In 2005, during a climbing trip, Strode realized that New Year's Eve had passed and he hadn't given so much as a thought to drugs or alcohol. He decided he wanted to share what he'd learned with others. A year later, Phoenix Multisport began offering programs in Boulder, Colorado.
Phoenix offers around 50 programs every week, ranging from casual walks and yoga to mountain biking and ice climbing. Activities are led by field instructors, all of whom are in recovery and happy to show beginners the ropes. The organization provides the gear and also offers grants to help people purchase their own equipment. Nearly all events -- with the exception of overnight activities or ski trips -- are free.
"It's a great way to introduce people into something that then later becomes ... sort of their coping mechanism, as opposed to picking up a drink or a drug, " Strode said.
He notes that Phoenix isn't a substitute for any other recovery support program; in fact, many in the group are also in 12-step programs. But Strode believes the natural "high" that people get from Phoenix activities can be transformative.
"Just getting the blood pumping again -- for a lot of our folks, it's been a long time since that's happened," he said. "The physical effects of exercise translate to your work, your family life, your belief in yourself."
Anyone who has been sober for 48 hours is welcome to come to one of Phoenix's open sessions to participate in an activity and learn about the group. After attending several events, individuals are invited to join, provided they sign a pledge to treat everyone respectfully and stay sober.
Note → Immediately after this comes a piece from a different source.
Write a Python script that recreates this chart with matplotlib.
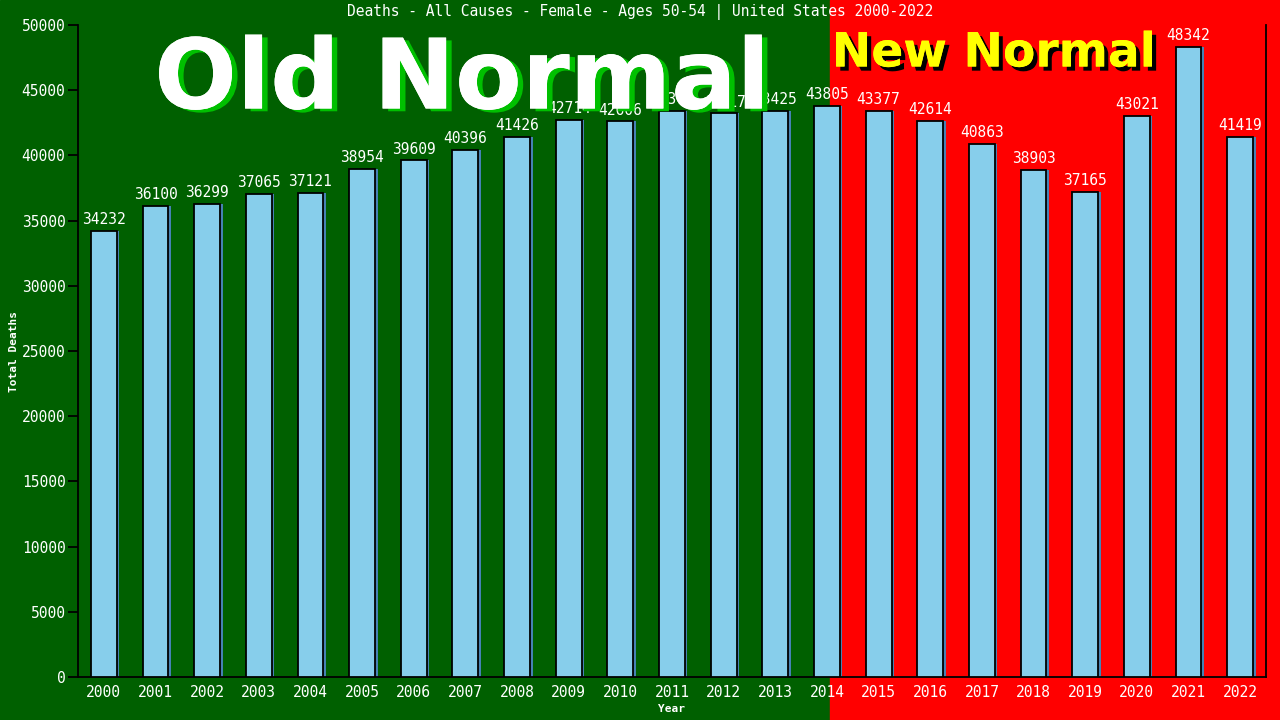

Some members are hard-core athletes, but the group welcomes people of all fitness levels. Most participants have never been active.
Phoenix is now in four locations in Colorado: Boulder, Colorado Springs, Denver and Fort Carson, where the organization does outreach with veterans and active-duty military personnel. Strode would like to expand beyond Colorado later this year, and he hopes Phoenix will one day become a national program.
Already, members can often be seen in their red-and-black Phoenix jerseys at competitions around the country. By being open about their sobriety, Strode hopes they're helping to reduce the stigma of addiction.
"There's so much camaraderie, people often come up and ask us how they can join our club," he said. "We're having fun, and we're proud of being sober."
Nisbet's pride in his sobriety is easy to spot. He sports tattoos on each finger to spell out "DRUG FREE."
"I was proud to be Nick the heroin addict," he said. "When I stopped, I was just plain old boring Nick, I thought. ... Now I get my self-confidence by being able to go out and run a marathon or riding my bike for 100 miles. I like having that identity, as the guy that can do endurance sports. It feels good."
Now married, Nisbet wants to set a good example for his 10-month-old son old by graduating from college. Just recently, he got a new tattoo to cover up one that he got when he was using. The design? A colorful phoenix. For him, the symbolism means a lot.
"Anytime I look down and see (it), it's rising, so ... no more muttering around," he said. "Life is way too short to waste it doing drugs."